The pope also named retired Bishop Richard E. Pates of Des Moines, Iowa, to serve as apostolic administrator of the 14-county diocese in northwestern Minnesota.
The changes were announced in Washington April 13 by Archbishop Christophe Pierre, apostolic nuncio.
In 2019 Bishop Hoeppner was publicly accused of trying to cover up allegations of sexual abuse against a priest of the diocese. He has denied he thwarted such an investigation.
In September 2019, Archbishop Bernard A. Hebda of St. Paul and Minneapolis confirmed he was overseeing an investigation into the claims and that law enforcement had been notified of the allegations.

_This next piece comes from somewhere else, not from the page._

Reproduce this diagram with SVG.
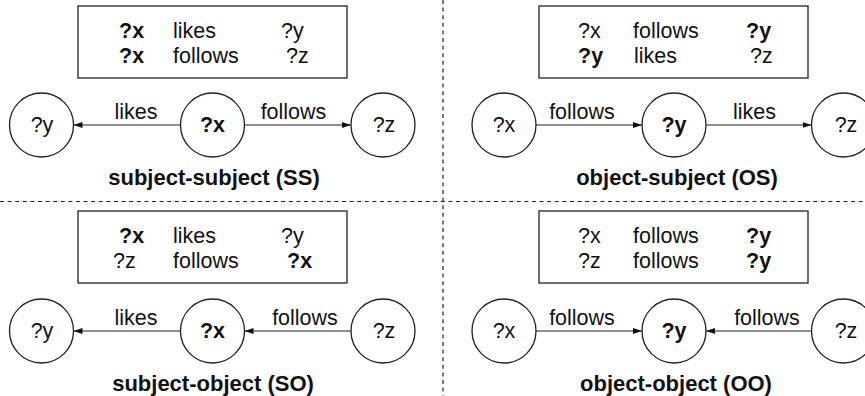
<svg xmlns="http://www.w3.org/2000/svg" width="865" height="396" viewBox="0 0 865 396">
<style>
text{font-family:"Liberation Sans",Arial,Helvetica,sans-serif;font-size:21.5px;fill:#111}
.b{font-weight:bold}
.m{text-anchor:middle}
.t{font-size:22px}
.box{fill:#fff;stroke:#222;stroke-width:1.3}
.node{fill:#fff;stroke:#222;stroke-width:1.3}
.edge{stroke:#222;stroke-width:1.2;fill:none;marker-end:url(#ah)}
.div{stroke:#222;stroke-width:1.2;stroke-dasharray:4 3.6;fill:none}
</style>
<defs>
<marker id="ah" markerUnits="userSpaceOnUse" markerWidth="10" markerHeight="7" refX="9" refY="3" orient="auto">
<path d="M0,0 L9,3 L0,6 z" fill="#111"/>
</marker>
</defs>
<rect width="865" height="396" fill="#fff"/>
<g id="dividers">
<line class="div" x1="0" y1="201.5" x2="865" y2="201.5"/>
<line class="div" x1="443" y1="0" x2="443" y2="396"/>
</g>

<!-- SS panel -->
<g id="ss-box">
<rect class="box" x="78" y="6" width="269" height="72"/>
<text class="b" x="119" y="38">?x</text><text x="173" y="38">likes</text><text x="281" y="38">?y</text>
<text class="b" x="119" y="63">?x</text><text x="173" y="63">follows</text><text x="286" y="63">?z</text>
</g>
<g id="ss-y"><circle class="node" cx="41.5" cy="125" r="32"/><text class="m" x="42" y="132">?y</text></g>
<g id="ss-x"><circle class="node" cx="212.5" cy="125" r="32"/><text class="m b" x="212.5" y="132">?x</text></g>
<g id="ss-z"><circle class="node" cx="383" cy="125" r="32"/><text class="m" x="384" y="132">?z</text></g>
<text id="ss-title" class="m b t" x="214" y="185">subject-subject (SS)</text>

<!-- OS panel -->
<g id="os-box">
<rect class="box" x="539" y="6" width="269" height="72"/>
<text x="578" y="38">?x</text><text x="633" y="38">follows</text><text class="b" x="746" y="38">?y</text>
<text class="b" x="578" y="63">?y</text><text x="634" y="63">likes</text><text x="750" y="63">?z</text>
</g>
<g id="os-x"><circle class="node" cx="504" cy="125" r="32"/><text class="m" x="504" y="132">?x</text></g>
<g id="os-y"><circle class="node" cx="674" cy="125" r="32"/><text class="m b" x="674" y="132">?y</text></g>
<g id="os-z"><circle class="node" cx="843.5" cy="125" r="32"/><text class="m" x="846" y="132">?z</text></g>
<text id="os-title" class="m b t" x="677" y="185">object-subject (OS)</text>

<!-- SO panel -->
<g id="so-box">
<rect class="box" x="78" y="211" width="269" height="72"/>
<text class="b" x="119" y="243">?x</text><text x="173" y="243">likes</text><text x="281" y="243">?y</text>
<text x="113" y="268">?z</text><text x="173" y="268">follows</text><text class="b" x="287" y="268">?x</text>
</g>
<g id="so-y"><circle class="node" cx="41.5" cy="331" r="32"/><text class="m" x="42" y="338">?y</text></g>
<g id="so-x"><circle class="node" cx="212.5" cy="331" r="32"/><text class="m b" x="212.5" y="338">?x</text></g>
<g id="so-z"><circle class="node" cx="383" cy="331" r="32"/><text class="m" x="384" y="338">?z</text></g>
<text id="so-title" class="m b t" x="213" y="391">subject-object (SO)</text>

<!-- OO panel -->
<g id="oo-box">
<rect class="box" x="539" y="211" width="269" height="72"/>
<text x="578" y="243">?x</text><text x="633" y="243">follows</text><text class="b" x="746" y="243">?y</text>
<text x="578" y="268">?z</text><text x="633" y="268">follows</text><text class="b" x="746" y="268">?y</text>
</g>
<g id="oo-x"><circle class="node" cx="504" cy="331" r="32"/><text class="m" x="504" y="338">?x</text></g>
<g id="oo-y"><circle class="node" cx="674" cy="331" r="32"/><text class="m b" x="674" y="338">?y</text></g>
<g id="oo-z"><circle class="node" cx="843.5" cy="331" r="32"/><text class="m" x="846" y="338">?z</text></g>
<text id="oo-title" class="m b t" x="676" y="391">object-object (OO)</text>

<g id="connectors">
<line class="edge" x1="180.5" y1="125" x2="73.5" y2="125"/>
<text class="m" x="136" y="119">likes</text>
<line class="edge" x1="244.5" y1="125" x2="351" y2="125"/>
<text class="m" x="293.5" y="119">follows</text>

<line class="edge" x1="536" y1="125" x2="642" y2="125"/>
<text class="m" x="582" y="119">follows</text>
<line class="edge" x1="706" y1="125" x2="811.5" y2="125"/>
<text class="m" x="754.5" y="119">likes</text>

<line class="edge" x1="180.5" y1="331" x2="73.5" y2="331"/>
<text class="m" x="136" y="325">likes</text>
<line class="edge" x1="351" y1="331" x2="244.5" y2="331"/>
<text class="m" x="305" y="325">follows</text>

<line class="edge" x1="536" y1="331" x2="642" y2="331"/>
<text class="m" x="582" y="325">follows</text>
<line class="edge" x1="811.5" y1="331" x2="706" y2="331"/>
<text class="m" x="767" y="325">follows</text>
</g>
</svg>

The archbishop, who is the metropolitan for the province of Minnesota, North Dakota and South Dakota, said the claims were reported to him as prescribed by "Vos Estis Lux Mundi" ("You are the light of the world").
The "motu proprio" (on his own initiative) was promulgated by Pope Francis in May 2019 to set new worldwide norms for reporting sexual abuse and to hold bishops accountable for abuse and/or its cover-up.
In November 2019. Archbishop Hebda submitted a report to the Vatican Congregation of Bishops and in February 2020, the congregation authorized the archbishop to further investigate the claims.
Bishop Hoeppner was reportedly the first sitting U.S. bishop to be investigated under the new norms.
The Crookston Diocese said in a statement that after this "an extensive investigation," Pope Francis "asked for and has now accepted" Bishop Hoeppner's resignation.
"The investigation which led to the acceptance of Bishop Hoeppner's resignation arose from reports that he had at times failed to observe applicable norms when presented with allegations of sexual abuse involving clergy of the Diocese of Crookston," the diocese said.